The show has gone through several iterations. Right now we hit a sweet spot. Rick Kilby (another amazing Florida author) co-hosts. Rick and I have a lot of fun taking listeners across Florida every week. We talk about history, environment, and, of course, things to do in each part of Florida.
While Rick spends a lot of time traveling the state, he doesn’t spend nearly as much time in the Florida Keys as I do. And, honestly, there’s a lot more to the Sunshine State than Key West, Florida Bay, and the upper and middle keys. It’s a different world, honestly.
Which is why it makes sense to have a different podcast. Every Thursday, Brad holds court at Robbie’s in Islamorada. Anyone who wants to talk Florida Keys history can hang out with him, ask history questions, or share memories. I found myself, as I so often do, in the Florida Keys recently, so I found Brad at Robbie’s, bought him a beer, and told him I had a proposition. Why not take his knowledge about the Florida Keys and create an off-shoot of the Florida Spectacular podcast? This one would be only for Keys fans, and we’d cover everything from where to buy sandwiches for a picnic lunch at Windley Key (Episode 1) to the original route of the Oversea Highway (Episode 2).

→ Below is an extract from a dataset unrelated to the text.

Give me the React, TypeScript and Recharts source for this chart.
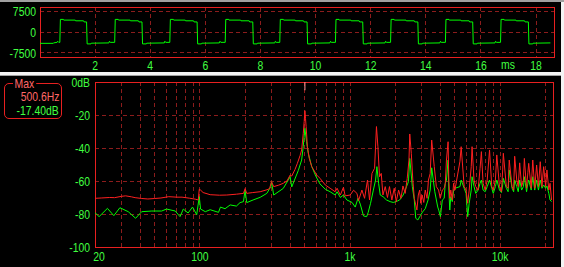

Brad was all in immediately. While I plowed my way through a piece of fish at the Hungry Tarpon, we planned. Back home, the planning continued. Brad taped a commercial. Brad drafted some scripts. We chose topics. And, finally, today, the Florida Keys Spectacular podcast goes live.
Subscribe to Florida Keys Spectacular today and support us!
Florida Keys Spectacular is bonus content, available to anyone who supports the podcast at the $5/month level. For that $5, you get two episodes a month. Each one will take a deep dive into the Florida Keys. We’ll give you Florida Keys history, suggestions on things to do, and the ability to see the Florida Keys like a local does. No podcast explores the Florida Keys like we do. Take a listen — you won’t be disappointed!
I’d love to do the Sally Struthers thing and say, “for the cost of a cup of coffee” but, well, inflation. Also, aside from Joffrey’s, some of my favorite coffee in Florida is Baby’s Coffee, and since it’s a bit of a drive to Baby’s, it costs me a whole lot more than $5 to get a cup (but so worth it!).
Last night we went to dinner at one of our favorite Gulfport restaurants, The Pearl. We’d initially planned to ring in 2024 at a campsite far from idiots shooting off fireworks and petrifying Banyan, but 2023 left me feeling like a limp dish rag. I didn’t need to get away; I needed to not do anything for a few days. That’s what we did.
After we ordered, my husband, known to you as either El Cap or Barry, said, “Well, how could 2024 be worse?”
I stared at him. He isn’t Italian, something Universe-tempting comments such as this illustrate.
“Well, let’s see,” I said. “The dog could become a serial killer. The house could get possessed by demons. Do we need a third possibility?”
He admitted he could see my point and we stopped any foolish talk of how 2024 could be “better.” I should have learned my lesson when I write that 2023 would at least be the “other side” because I was not wrong but also not specific enough in that desire.
So, bearing that in mind, here are my low-key 2024 Florida resolutions.
More Florida road trips.
The last time we camped was August, because everything went to hell after that for a few months. Two days ago an assignment sent me to Deltona for the day; this reminded me how much I enjoy seeing Florida’s back roads. (Shout out to SR 44 and the largest hawk I’ve ever seen not in captivity).
When we bought the camper in 2021, we unintentionally shifted from “a day trip can be fun” to “let’s only go if we can take the camper!” I want 2024 to have more road trips.
We buy the bulk of our produce from Little Pond Farm. They’re in the Central Florida area, organic, and irrigate with a pond on their own property, which is about as close as you can get to lower carbon footprint and keeping GMOs out of your food. They grow the tastiest tomatoes I have eaten in recent memory.
I started 2024 with a tomato sandwich using one such tomato. I want 2024 to have more tomato sandwiches.
That’s it. There’s no number three.
As I said, 2023 taught me a lesson about non-specific intentions.
Oh, wait. There’s a third one. I want to finish this damn puzzle my friend Nicole gave me as a birthday gift in 2022. At only 300 pieces, it sounded easy, but it lacks standard-shaped puzzle pieces and has no easily identifiable border pieces.